Financial fraud is a growing threat, with Americans losing more than an estimated $47 billion to scams in 2024 alone. While anyone can fall prey to identity theft and other fraud, research suggests certain factors can greatly heighten one’s vulnerability.
“The two variables that I’ve been finding that are more consistently significant across different models, across different populations … are loneliness and financial fragility.” Marti DeLiema, a fraud researcher and professor at the University of Minnesota, Twin Cities, said in a recent Financial Industry Regulatory Authority (FINRA) roundtable.
The combination of these characteristics creates psychological and economic vulnerabilities that fraudsters can expertly exploit.
Key Takeaways
- Social isolation increases one’s vulnerability to fraud, as lonely individuals are more susceptible to relationship-based scams and lack third parties who could help identify warning signs.
- Financial fragility creates cognitive and emotional stress that can impair rational decision-making, leading individuals to take financial risks they would otherwise avoid.
The Loneliness Factor: How Social Isolation Increases Vulnerability
Loneliness transforms the way people assess potential dangers. For example, studies suggest that older adults who are socially isolated have a far higher risk of losing money to fraud than those with good social connections. That’s because loneliness can trigger a deep emotional need for companionship that scammers put to use in romance, pig-butchering, and affinity frauds. In addition, the social isolation also means that friends and family members who could provide guidance and challenge dubious financial offers aren’t around.
“If you don’t have someone to talk to and you’ve got a scammer in your ear with you fully engaged, really you need that outside person who hasn’t been drawn into the ether to talk you back out of it,” said Emma Fletcher, a senior data researcher with the U.S. Federal Trade Commission.
Neurological research helps explain this vulnerability, indicating that the experience of prolonged loneliness causes functional changes in parts of the brain that play a vital role in decision-making and assessing threats.
Warning
One clear conclusion from the massive volume of research on this topic is not to scam yourself by thinking you’re too savvy to fall prey to con artists. Those young and old, rich and poor, financially expert and less knowledgeable, trusting and cynical have all been found to be at a greater than average risk for financial fraud.
Financial Fragility: When Economic Instability Leads to Poor Decisions
Financial fragility—defined as the inability to cover an unexpected $400 expense without borrowing—affects an estimated 37% of American households. This precarity creates a distinct vulnerability to fraud. For example, financially fragile individuals have significantly higher rates of “scarcity thinking.” This is what experts say happens when immediate financial needs crowd out longer-term considerations, potentially leading those facing financial difficulties to be more likely to respond, for instance, to get-rich-quick schemes or fraudulent offers promising debt relief.

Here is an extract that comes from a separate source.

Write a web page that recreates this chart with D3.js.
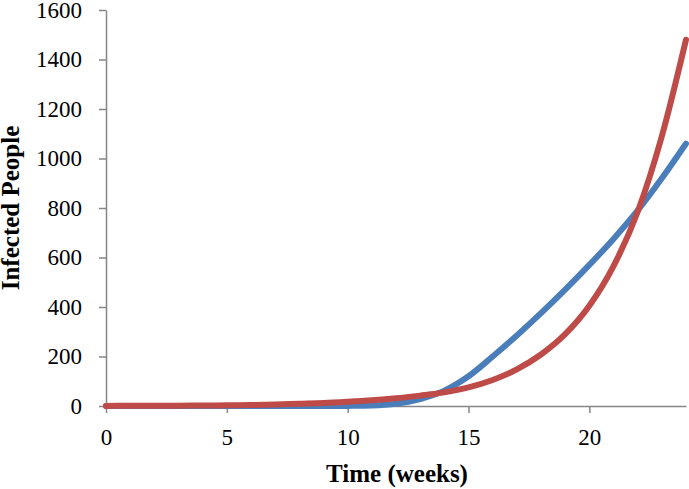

In addition, different studies have shown that it exacts a cognitive tax that makes individuals more susceptible to high-risk/high-reward propositions and less likely to thoroughly investigate investment opportunities. Other studies suggest financial stress impairs the prefrontal cortical functions needed to detect inconsistencies and red flags, such as those found in fraudulent schemes.
When Both Factors Combine
Given this evidence, those facing both loneliness and financial fragility face amplified risks of falling victim to fraud.
Fraudsters have developed sophisticated methods to identify and exploit those with these vulnerabilities. Analysis of fraud operations by the FBI Financial Crimes Section revealed that scammers actively screen for these traits through initial interactions, with many fraud scripts specifically designed to identify lonely and financially stressed individuals.
Prevention strategies have to address both these dimensions. Community-based programs that combine opportunities for social connection with financial and digital literacy education have shown the most promise.
The Bottom Line
Research indicates that people who live in social isolation or struggle financially are more susceptible to dubious financial schemes, given their need for companionship and money, respectively.
While studies have shown that education about online fraud and finances can help, researchers are concerned that the results of such programs are limited. “We don’t think that these effects last very long,” DeLiema said. “You have to re-up.”